Since they got control, the course has been going steadily downhill. The restaurant and bar were remodeled and then quickly closed. The leased golf carts were not maintained and frequently broke down. Cart paths and fences have not been repaired for years. The new owners even refused to add sand to the bunkers. Several months ago they stopped watering the course. What is left is a pathetic version of what was once a glorious golfing experience – dying trees, burnout fairways and tee boxes. Their proposal is to convert the existing course into a mega conference center/resort hotel at a cost of at least $80 million. This will create even more congestion in the Kanan-Dume/Mulholland corridor and threaten the existing habitat (including the draining of three fragile ponds). It is simply a ploy to circumvent the Coastal Commission and the original provisional use permit requirement that allowed public access to the course. 

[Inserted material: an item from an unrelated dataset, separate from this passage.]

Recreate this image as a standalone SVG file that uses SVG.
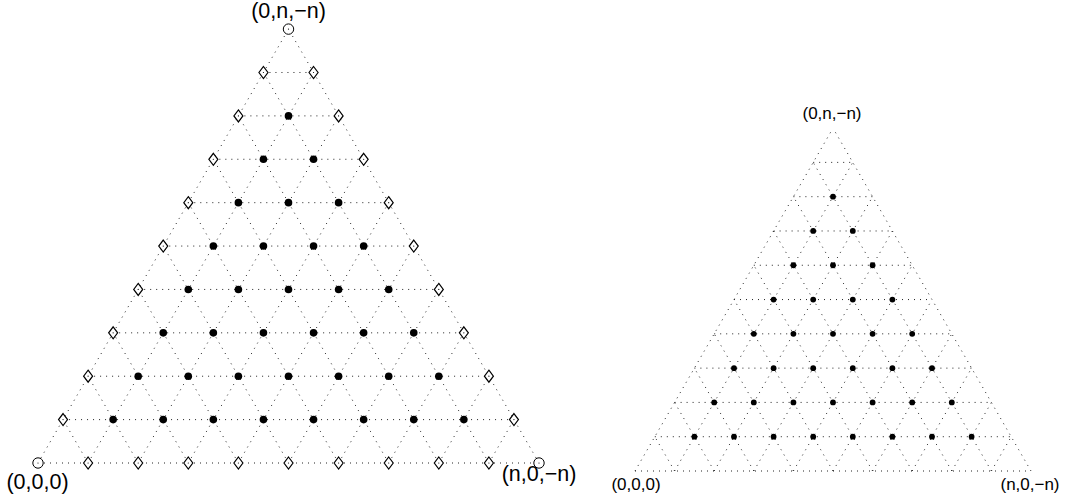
<svg xmlns="http://www.w3.org/2000/svg" xmlns:xlink="http://www.w3.org/1999/xlink" width="1067" height="504" viewBox="0 0 1067 504">
<style>
.g{stroke:#222;stroke-width:1;stroke-dasharray:1 5;fill:none}
.lbl{font-family:"Liberation Sans",Arial,sans-serif;text-anchor:middle;fill:#000}
.big{font-size:21.5px}
.sm{font-size:17px}
</style>
<defs>
<g id="vc"><circle r="5.2" fill="#fff" stroke="#000" stroke-width="1"/><circle r="0.6" fill="#000"/></g>
<g id="dm"><polygon points="0,-6 4.5,0 0,6 -4.5,0" fill="#fff" stroke="#000" stroke-width="1.2"/><circle r="0.6" fill="#000"/></g>
<circle id="bd" r="3.8" fill="#000"/>
<circle id="sd" r="2.9" fill="#000"/>
</defs>
<rect width="1067" height="504" fill="#fff"/>
<g id="connectors">
<g id="left-grid" class="g">
<path d="M38,463H539M63.05,419.61H513.95M88.1,376.22H488.9M113.15,332.83H463.85M138.2,289.44H438.8M163.25,246.05H413.75M188.3,202.66H388.7M213.35,159.27H363.65M238.4,115.88H338.6M263.45,72.49H313.55"/>
<path d="M38,463L288.5,29.1M88.1,463L313.55,72.49M138.2,463L338.6,115.88M188.3,463L363.65,159.27M238.4,463L388.7,202.66M288.5,463L413.75,246.05M338.6,463L438.8,289.44M388.7,463L463.85,332.83M438.8,463L488.9,376.22M488.9,463L513.95,419.61"/>
<path d="M88.1,463L63.05,419.61M138.2,463L88.1,376.22M188.3,463L113.15,332.83M238.4,463L138.2,289.44M288.5,463L163.25,246.05M338.6,463L188.3,202.66M388.7,463L213.35,159.27M438.8,463L238.4,115.88M488.9,463L263.45,72.49M539,463L288.5,29.1"/>
</g>
<g id="right-grid" class="g">
<path d="M635,471H1031M654.8,436.71H1011.2M674.6,402.42H991.4M694.4,368.13H971.6M714.2,333.84H951.8M734,299.55H932M753.8,265.26H912.2M773.6,230.97H892.4M793.4,196.68H872.6M813.2,162.39H852.8"/>
<path d="M635,471L833,128.1M674.6,471L852.8,162.39M714.2,471L872.6,196.68M753.8,471L892.4,230.97M793.4,471L912.2,265.26M833,471L932,299.55M872.6,471L951.8,333.84M912.2,471L971.6,368.13M951.8,471L991.4,402.42M991.4,471L1011.2,436.71"/>
<path d="M674.6,471L654.8,436.71M714.2,471L674.6,402.42M753.8,471L694.4,368.13M793.4,471L714.2,333.84M833,471L734,299.55M872.6,471L753.8,265.26M912.2,471L773.6,230.97M951.8,471L793.4,196.68M991.4,471L813.2,162.39M1031,471L833,128.1"/>
</g>
</g>
<g id="left-vertices">
<use id="lv0" href="#vc" x="38" y="463"/>
<use id="lv1" href="#vc" x="539" y="463"/>
<use id="lv2" href="#vc" x="288.5" y="29.1"/>
</g>
<g id="left-boundary">
<use href="#dm" x="88.1" y="463"/><use href="#dm" x="138.2" y="463"/><use href="#dm" x="188.3" y="463"/><use href="#dm" x="238.4" y="463"/><use href="#dm" x="288.5" y="463"/><use href="#dm" x="338.6" y="463"/><use href="#dm" x="388.7" y="463"/><use href="#dm" x="438.8" y="463"/><use href="#dm" x="488.9" y="463"/>
<use href="#dm" x="63.05" y="419.61"/><use href="#dm" x="88.1" y="376.22"/><use href="#dm" x="113.15" y="332.83"/><use href="#dm" x="138.2" y="289.44"/><use href="#dm" x="163.25" y="246.05"/><use href="#dm" x="188.3" y="202.66"/><use href="#dm" x="213.35" y="159.27"/><use href="#dm" x="238.4" y="115.88"/><use href="#dm" x="263.45" y="72.49"/>
<use href="#dm" x="513.95" y="419.61"/><use href="#dm" x="488.9" y="376.22"/><use href="#dm" x="463.85" y="332.83"/><use href="#dm" x="438.8" y="289.44"/><use href="#dm" x="413.75" y="246.05"/><use href="#dm" x="388.7" y="202.66"/><use href="#dm" x="363.65" y="159.27"/><use href="#dm" x="338.6" y="115.88"/><use href="#dm" x="313.55" y="72.49"/>
</g>
<g id="left-interior">
<use href="#bd" x="113.15" y="419.61"/><use href="#bd" x="163.25" y="419.61"/><use href="#bd" x="213.35" y="419.61"/><use href="#bd" x="263.45" y="419.61"/><use href="#bd" x="313.55" y="419.61"/><use href="#bd" x="363.65" y="419.61"/><use href="#bd" x="413.75" y="419.61"/><use href="#bd" x="463.85" y="419.61"/>
<use href="#bd" x="138.2" y="376.22"/><use href="#bd" x="188.3" y="376.22"/><use href="#bd" x="238.4" y="376.22"/><use href="#bd" x="288.5" y="376.22"/><use href="#bd" x="338.6" y="376.22"/><use href="#bd" x="388.7" y="376.22"/><use href="#bd" x="438.8" y="376.22"/>
<use href="#bd" x="163.25" y="332.83"/><use href="#bd" x="213.35" y="332.83"/><use href="#bd" x="263.45" y="332.83"/><use href="#bd" x="313.55" y="332.83"/><use href="#bd" x="363.65" y="332.83"/><use href="#bd" x="413.75" y="332.83"/>
<use href="#bd" x="188.3" y="289.44"/><use href="#bd" x="238.4" y="289.44"/><use href="#bd" x="288.5" y="289.44"/><use href="#bd" x="338.6" y="289.44"/><use href="#bd" x="388.7" y="289.44"/>
<use href="#bd" x="213.35" y="246.05"/><use href="#bd" x="263.45" y="246.05"/><use href="#bd" x="313.55" y="246.05"/><use href="#bd" x="363.65" y="246.05"/>
<use href="#bd" x="238.4" y="202.66"/><use href="#bd" x="288.5" y="202.66"/><use href="#bd" x="338.6" y="202.66"/>
<use href="#bd" x="263.45" y="159.27"/><use href="#bd" x="313.55" y="159.27"/>
<use href="#bd" x="288.5" y="115.88"/>
</g>
<g id="right-interior">
<use href="#sd" x="694.4" y="436.71"/><use href="#sd" x="734" y="436.71"/><use href="#sd" x="773.6" y="436.71"/><use href="#sd" x="813.2" y="436.71"/><use href="#sd" x="852.8" y="436.71"/><use href="#sd" x="892.4" y="436.71"/><use href="#sd" x="932" y="436.71"/><use href="#sd" x="971.6" y="436.71"/>
<use href="#sd" x="714.2" y="402.42"/><use href="#sd" x="753.8" y="402.42"/><use href="#sd" x="793.4" y="402.42"/><use href="#sd" x="833" y="402.42"/><use href="#sd" x="872.6" y="402.42"/><use href="#sd" x="912.2" y="402.42"/><use href="#sd" x="951.8" y="402.42"/>
<use href="#sd" x="734" y="368.13"/><use href="#sd" x="773.6" y="368.13"/><use href="#sd" x="813.2" y="368.13"/><use href="#sd" x="852.8" y="368.13"/><use href="#sd" x="892.4" y="368.13"/><use href="#sd" x="932" y="368.13"/>
<use href="#sd" x="753.8" y="333.84"/><use href="#sd" x="793.4" y="333.84"/><use href="#sd" x="833" y="333.84"/><use href="#sd" x="872.6" y="333.84"/><use href="#sd" x="912.2" y="333.84"/>
<use href="#sd" x="773.6" y="299.55"/><use href="#sd" x="813.2" y="299.55"/><use href="#sd" x="852.8" y="299.55"/><use href="#sd" x="892.4" y="299.55"/>
<use href="#sd" x="793.4" y="265.26"/><use href="#sd" x="833" y="265.26"/><use href="#sd" x="872.6" y="265.26"/>
<use href="#sd" x="813.2" y="230.97"/><use href="#sd" x="852.8" y="230.97"/>
<use href="#sd" x="833" y="196.68"/>
</g>
<g id="labels">
<text class="lbl big" x="288.5" y="18">(0,n,−n)</text>
<text class="lbl big" x="37.5" y="489">(0,0,0)</text>
<text class="lbl big" x="539" y="481">(n,0,−n)</text>
<text class="lbl sm" x="832" y="118.5">(0,n,−n)</text>
<text class="lbl sm" x="636" y="489.5">(0,0,0)</text>
<text class="lbl sm" x="1030" y="489.5">(n,0,−n)</text>
</g>
</svg>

If the mega, 300+ bed resort is actually built, local club memberships will not be available and the costs of rounds on a rebuilt course will increase significantly. Their concept is to cater to business executives who will attend “seminars” on who knows what. They warned me that if they were not allowed to sell their resort package to unsuspecting investors, they would proceed to destroy the course and build 20 plus mega estates. 

Hopefully the Coastal Commission and other regulatory boards will see the great harm this plan will bring to the fragile Santa Monica Mountains and deny permits to destroy Malibu’s historic golf course.